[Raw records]
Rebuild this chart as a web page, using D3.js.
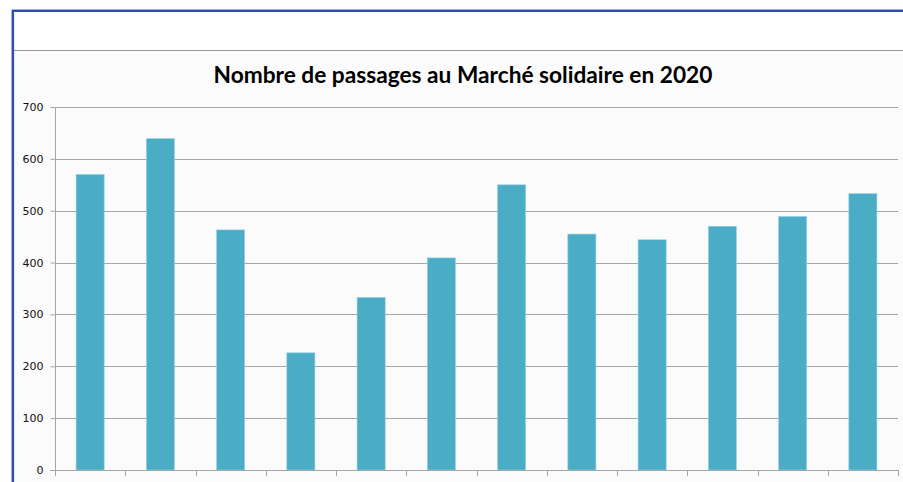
<!DOCTYPE html>
<html><head><meta charset="utf-8">
<script src="https://cdn.jsdelivr.net/npm/d3@7"></script>
<style>html,body{margin:0;padding:0;background:#fff;overflow:hidden}</style>
</head><body>
<svg id="c" width="903" height="482"></svg>
<script>
const title = "Nombre de passages au Marché solidaire en 2020";
const months = ["janv.","févr.","mars","avr.","mai","juin","juil.","août","sept.","oct.","nov.","déc."];
const passages = [570, 639, 463, 226, 333, 409, 550, 455, 444, 470, 489, 533];
const yTicks = [0, 100, 200, 300, 400, 500, 600, 700];

const svg = d3.select("#c");
// frame
svg.append("rect").attr("x",13).attr("y",50).attr("width",890).attr("height",432).attr("fill","#fbfbfb");
svg.append("line").attr("x1",13).attr("x2",903).attr("y1",50.5).attr("y2",50.5).attr("stroke","#9a9a9a").attr("stroke-width",1);
svg.append("line").attr("x1",12).attr("x2",903).attr("y1",11).attr("y2",11).attr("stroke","#2e4fae").attr("stroke-width",2.2);
svg.append("line").attr("x1",13).attr("x2",13).attr("y1",10).attr("y2",482).attr("stroke","#2e4fae").attr("stroke-width",2.2);
svg.append("line").attr("x1",12).attr("x2",903).attr("y1",9.5).attr("y2",9.5).attr("stroke","#9fb0dc").attr("stroke-width",1);
svg.append("line").attr("x1",11.5).attr("x2",11.5).attr("y1",10).attr("y2",482).attr("stroke","#9fb0dc").attr("stroke-width",1);

const x = d3.scaleBand().domain(months).range([55, 898]).paddingInner(0.6).paddingOuter(0.3);
const y = d3.scaleLinear().domain([0, 700]).range([470, 107]);

// gridlines
svg.append("g").selectAll("line").data(yTicks.filter(d=>d>0)).join("line")
  .attr("x1",55).attr("x2",898)
  .attr("y1",d=>Math.round(y(d))+0.5).attr("y2",d=>Math.round(y(d))+0.5)
  .attr("stroke","#a6a6a6").attr("stroke-width",1);

// bars
svg.append("g").selectAll("rect").data(passages).join("rect")
  .attr("x",(d,i)=>x(months[i]))
  .attr("width",x.bandwidth())
  .attr("y",d=>y(d))
  .attr("height",d=>y(0)-y(d))
  .attr("fill","#4bacc6")
  .attr("stroke","#9ad3e2").attr("stroke-width",0.6);

// y axis
const yAxis = d3.axisLeft(y).tickValues(yTicks).tickSize(5).tickPadding(7).tickFormat(d3.format("d"));
const gy = svg.append("g").attr("transform","translate(55.5,0)").call(yAxis);
gy.select(".domain").attr("stroke","#a6a6a6").attr("d","M0,107V470");
gy.selectAll(".tick line").attr("stroke","#a6a6a6");
gy.selectAll("text").attr("font-family","'DejaVu Sans', sans-serif").attr("font-size",11).attr("fill","#111");

// x axis (ticks at band boundaries, labels below visible area)
const bounds = d3.range(months.length+1).map(i => 55 + i*(843/12));
const gx = svg.append("g");
gx.append("line").attr("x1",50).attr("x2",898).attr("y1",470.5).attr("y2",470.5).attr("stroke","#a6a6a6");
gx.selectAll("line.t").data(bounds).join("line").attr("class","t")
  .attr("x1",d=>Math.round(d)+0.5).attr("x2",d=>Math.round(d)+0.5)
  .attr("y1",470).attr("y2",476).attr("stroke","#a6a6a6");

// title
const t = svg.append("text").attr("x",463).attr("y",83).attr("text-anchor","middle")
  .attr("font-family","Lato, 'Open Sans', sans-serif").attr("font-weight","bold")
  .attr("font-size",21).attr("fill","#000").text(title);
const w = t.node().getComputedTextLength();
t.attr("font-size", 21*499/w);
</script>
</body></html>
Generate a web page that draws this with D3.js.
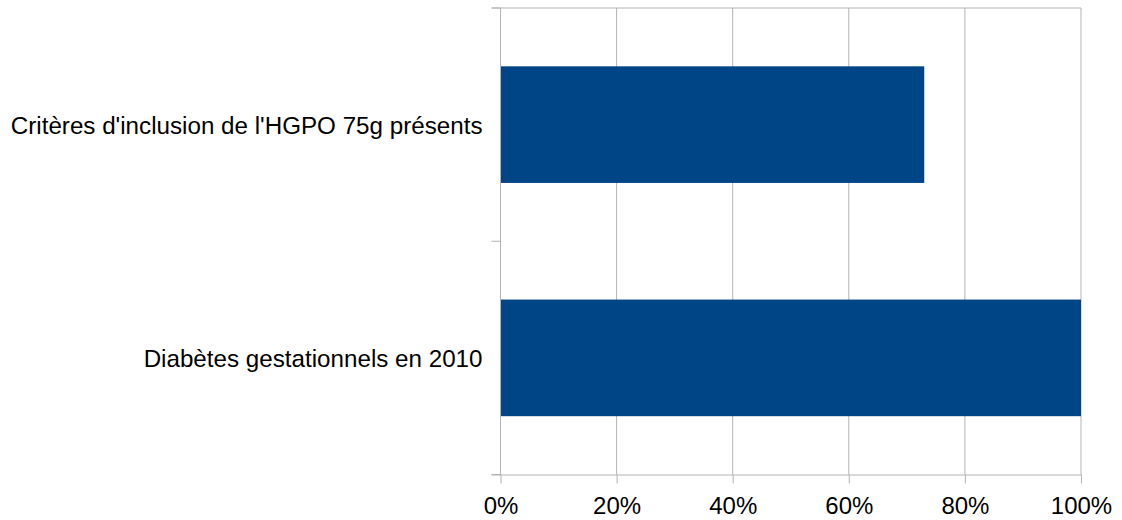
<!DOCTYPE html>
<html>
<head>
<meta charset="utf-8">
<script src="https://cdn.jsdelivr.net/npm/d3@7"></script>
<style>
  body { margin: 0; background: #fff; }
  text { font-family: "Liberation Sans", Arial, sans-serif; }
</style>
</head>
<body>
<div id="chart_svg"></div>
<script>
// data
const categories = ["Critères d'inclusion de l'HGPO 75g présents", "Diabètes gestationnels en 2010"]
const values = [73, 100]
const xTicks = [0, 20, 40, 60, 80, 100]

const totalWidth = 1122
const totalHeight = 520

// set the dimensions and margins of the graph
var margin = {top: 8, right: 41, bottom: 45.5, left: 500.5},
    width = totalWidth - margin.left - margin.right,
    height = totalHeight - margin.top - margin.bottom;

var sVg = d3.select("#chart_svg")
  .append("svg")
  .attr("width", totalWidth)
  .attr("height", totalHeight)
  .append("g")
  .attr("transform", "translate(" + margin.left + "," + margin.top + ")");

var x = d3.scaleLinear().domain([0, 100]).range([0, width]);
var y = d3.scaleBand().domain(categories).range([0, height]).paddingInner(0.5).paddingOuter(0.25);

// vertical gridlines
sVg.append("g")
  .selectAll("line")
  .data(xTicks)
  .join("line")
  .attr("x1", d => x(d)).attr("x2", d => x(d))
  .attr("y1", 0).attr("y2", height)
  .attr("stroke", "#b3b3b3")
  .attr("stroke-width", 1);

// top border line
sVg.append("line")
  .attr("x1", -9).attr("x2", width)
  .attr("y1", 0).attr("y2", 0)
  .attr("stroke", "#b3b3b3");

// bars
sVg.append("g")
  .selectAll("rect")
  .data(values)
  .join("rect")
  .attr("x", 0)
  .attr("y", (d, i) => y(categories[i]))
  .attr("width", d => x(d))
  .attr("height", y.bandwidth())
  .attr("fill", "#004586");

// X axis
var xAxis = sVg.append("g")
  .attr("transform", "translate(0," + height + ")")
  .call(d3.axisBottom(x).tickValues(xTicks).tickFormat(d => d + "%").tickSizeOuter(0).tickSize(9).tickPadding(13.5));
xAxis.select(".domain").attr("stroke", "#b3b3b3").attr("d", "M-9,0.5H" + width);
xAxis.selectAll(".tick line").attr("stroke", "#b3b3b3");
xAxis.selectAll("text").attr("font-size", 24).attr("fill", "#000").attr("font-family", "Liberation Sans, Arial, sans-serif");

// Y axis: ticks at category boundaries
var boundaries = [0, height / 2, height]
var yAxis = sVg.append("g");
yAxis.append("line")
  .attr("x1", 0).attr("x2", 0).attr("y1", 0).attr("y2", height)
  .attr("stroke", "#b3b3b3");
yAxis.selectAll(".bt")
  .data(boundaries)
  .join("line")
  .attr("class", "bt")
  .attr("x1", -9).attr("x2", 0)
  .attr("y1", d => d).attr("y2", d => d)
  .attr("stroke", "#b3b3b3");

// category labels
sVg.append("g")
  .selectAll("text")
  .data(categories)
  .join("text")
  .attr("x", -18)
  .attr("y", d => y(d) + y.bandwidth() / 2)
  .attr("dy", "0.39em")
  .attr("text-anchor", "end")
  .attr("font-size", 24.2)
  .attr("fill", "#000")
  .text(d => d);
</script>
</body>
</html>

[PROBLEM TO SOLVE] Print each line of the material above exactly, with the pictures removed from your copy.

[TASK RESULT]
Rebuild this chart as a web page, using D3.js.
<!DOCTYPE html>
<html><head><meta charset="utf-8">
<script src="https://cdn.jsdelivr.net/npm/d3@7"></script>
<style>html,body{margin:0;padding:0;background:#fff;overflow:hidden}</style>
</head><body>
<svg id="c" width="903" height="482"></svg>
<script>
const title = "Nombre de passages au Marché solidaire en 2020";
const months = ["janv.","févr.","mars","avr.","mai","juin","juil.","août","sept.","oct.","nov.","déc."];
const passages = [570, 639, 463, 226, 333, 409, 550, 455, 444, 470, 489, 533];
const yTicks = [0, 100, 200, 300, 400, 500, 600, 700];

const svg = d3.select("#c");
// frame
svg.append("rect").attr("x",13).attr("y",50).attr("width",890).attr("height",432).attr("fill","#fbfbfb");
svg.append("line").attr("x1",13).attr("x2",903).attr("y1",50.5).attr("y2",50.5).attr("stroke","#9a9a9a").attr("stroke-width",1);
svg.append("line").attr("x1",12).attr("x2",903).attr("y1",11).attr("y2",11).attr("stroke","#2e4fae").attr("stroke-width",2.2);
svg.append("line").attr("x1",13).attr("x2",13).attr("y1",10).attr("y2",482).attr("stroke","#2e4fae").attr("stroke-width",2.2);
svg.append("line").attr("x1",12).attr("x2",903).attr("y1",9.5).attr("y2",9.5).attr("stroke","#9fb0dc").attr("stroke-width",1);
svg.append("line").attr("x1",11.5).attr("x2",11.5).attr("y1",10).attr("y2",482).attr("stroke","#9fb0dc").attr("stroke-width",1);

const x = d3.scaleBand().domain(months).range([55, 898]).paddingInner(0.6).paddingOuter(0.3);
const y = d3.scaleLinear().domain([0, 700]).range([470, 107]);

// gridlines
svg.append("g").selectAll("line").data(yTicks.filter(d=>d>0)).join("line")
  .attr("x1",55).attr("x2",898)
  .attr("y1",d=>Math.round(y(d))+0.5).attr("y2",d=>Math.round(y(d))+0.5)
  .attr("stroke","#a6a6a6").attr("stroke-width",1);

// bars
svg.append("g").selectAll("rect").data(passages).join("rect")
  .attr("x",(d,i)=>x(months[i]))
  .attr("width",x.bandwidth())
  .attr("y",d=>y(d))
  .attr("height",d=>y(0)-y(d))
  .attr("fill","#4bacc6")
  .attr("stroke","#9ad3e2").attr("stroke-width",0.6);

// y axis
const yAxis = d3.axisLeft(y).tickValues(yTicks).tickSize(5).tickPadding(7).tickFormat(d3.format("d"));
const gy = svg.append("g").attr("transform","translate(55.5,0)").call(yAxis);
gy.select(".domain").attr("stroke","#a6a6a6").attr("d","M0,107V470");
gy.selectAll(".tick line").attr("stroke","#a6a6a6");
gy.selectAll("text").attr("font-family","'DejaVu Sans', sans-serif").attr("font-size",11).attr("fill","#111");

// x axis (ticks at band boundaries, labels below visible area)
const bounds = d3.range(months.length+1).map(i => 55 + i*(843/12));
const gx = svg.append("g");
gx.append("line").attr("x1",50).attr("x2",898).attr("y1",470.5).attr("y2",470.5).attr("stroke","#a6a6a6");
gx.selectAll("line.t").data(bounds).join("line").attr("class","t")
  .attr("x1",d=>Math.round(d)+0.5).attr("x2",d=>Math.round(d)+0.5)
  .attr("y1",470).attr("y2",476).attr("stroke","#a6a6a6");

// title
const t = svg.append("text").attr("x",463).attr("y",83).attr("text-anchor","middle")
  .attr("font-family","Lato, 'Open Sans', sans-serif").attr("font-weight","bold")
  .attr("font-size",21).attr("fill","#000").text(title);
const w = t.node().getComputedTextLength();
t.attr("font-size", 21*499/w);
</script>
</body></html>
Generate a web page that draws this with D3.js.
<!DOCTYPE html>
<html>
<head>
<meta charset="utf-8">
<script src="https://cdn.jsdelivr.net/npm/d3@7"></script>
<style>
  body { margin: 0; background: #fff; }
  text { font-family: "Liberation Sans", Arial, sans-serif; }
</style>
</head>
<body>
<div id="chart_svg"></div>
<script>
// data
const categories = ["Critères d'inclusion de l'HGPO 75g présents", "Diabètes gestationnels en 2010"]
const values = [73, 100]
const xTicks = [0, 20, 40, 60, 80, 100]

const totalWidth = 1122
const totalHeight = 520

// set the dimensions and margins of the graph
var margin = {top: 8, right: 41, bottom: 45.5, left: 500.5},
    width = totalWidth - margin.left - margin.right,
    height = totalHeight - margin.top - margin.bottom;

var sVg = d3.select("#chart_svg")
  .append("svg")
  .attr("width", totalWidth)
  .attr("height", totalHeight)
  .append("g")
  .attr("transform", "translate(" + margin.left + "," + margin.top + ")");

var x = d3.scaleLinear().domain([0, 100]).range([0, width]);
var y = d3.scaleBand().domain(categories).range([0, height]).paddingInner(0.5).paddingOuter(0.25);

// vertical gridlines
sVg.append("g")
  .selectAll("line")
  .data(xTicks)
  .join("line")
  .attr("x1", d => x(d)).attr("x2", d => x(d))
  .attr("y1", 0).attr("y2", height)
  .attr("stroke", "#b3b3b3")
  .attr("stroke-width", 1);

// top border line
sVg.append("line")
  .attr("x1", -9).attr("x2", width)
  .attr("y1", 0).attr("y2", 0)
  .attr("stroke", "#b3b3b3");

// bars
sVg.append("g")
  .selectAll("rect")
  .data(values)
  .join("rect")
  .attr("x", 0)
  .attr("y", (d, i) => y(categories[i]))
  .attr("width", d => x(d))
  .attr("height", y.bandwidth())
  .attr("fill", "#004586");

// X axis
var xAxis = sVg.append("g")
  .attr("transform", "translate(0," + height + ")")
  .call(d3.axisBottom(x).tickValues(xTicks).tickFormat(d => d + "%").tickSizeOuter(0).tickSize(9).tickPadding(13.5));
xAxis.select(".domain").attr("stroke", "#b3b3b3").attr("d", "M-9,0.5H" + width);
xAxis.selectAll(".tick line").attr("stroke", "#b3b3b3");
xAxis.selectAll("text").attr("font-size", 24).attr("fill", "#000").attr("font-family", "Liberation Sans, Arial, sans-serif");

// Y axis: ticks at category boundaries
var boundaries = [0, height / 2, height]
var yAxis = sVg.append("g");
yAxis.append("line")
  .attr("x1", 0).attr("x2", 0).attr("y1", 0).attr("y2", height)
  .attr("stroke", "#b3b3b3");
yAxis.selectAll(".bt")
  .data(boundaries)
  .join("line")
  .attr("class", "bt")
  .attr("x1", -9).attr("x2", 0)
  .attr("y1", d => d).attr("y2", d => d)
  .attr("stroke", "#b3b3b3");

// category labels
sVg.append("g")
  .selectAll("text")
  .data(categories)
  .join("text")
  .attr("x", -18)
  .attr("y", d => y(d) + y.bandwidth() / 2)
  .attr("dy", "0.39em")
  .attr("text-anchor", "end")
  .attr("font-size", 24.2)
  .attr("fill", "#000")
  .text(d => d);
</script>
</body>
</html>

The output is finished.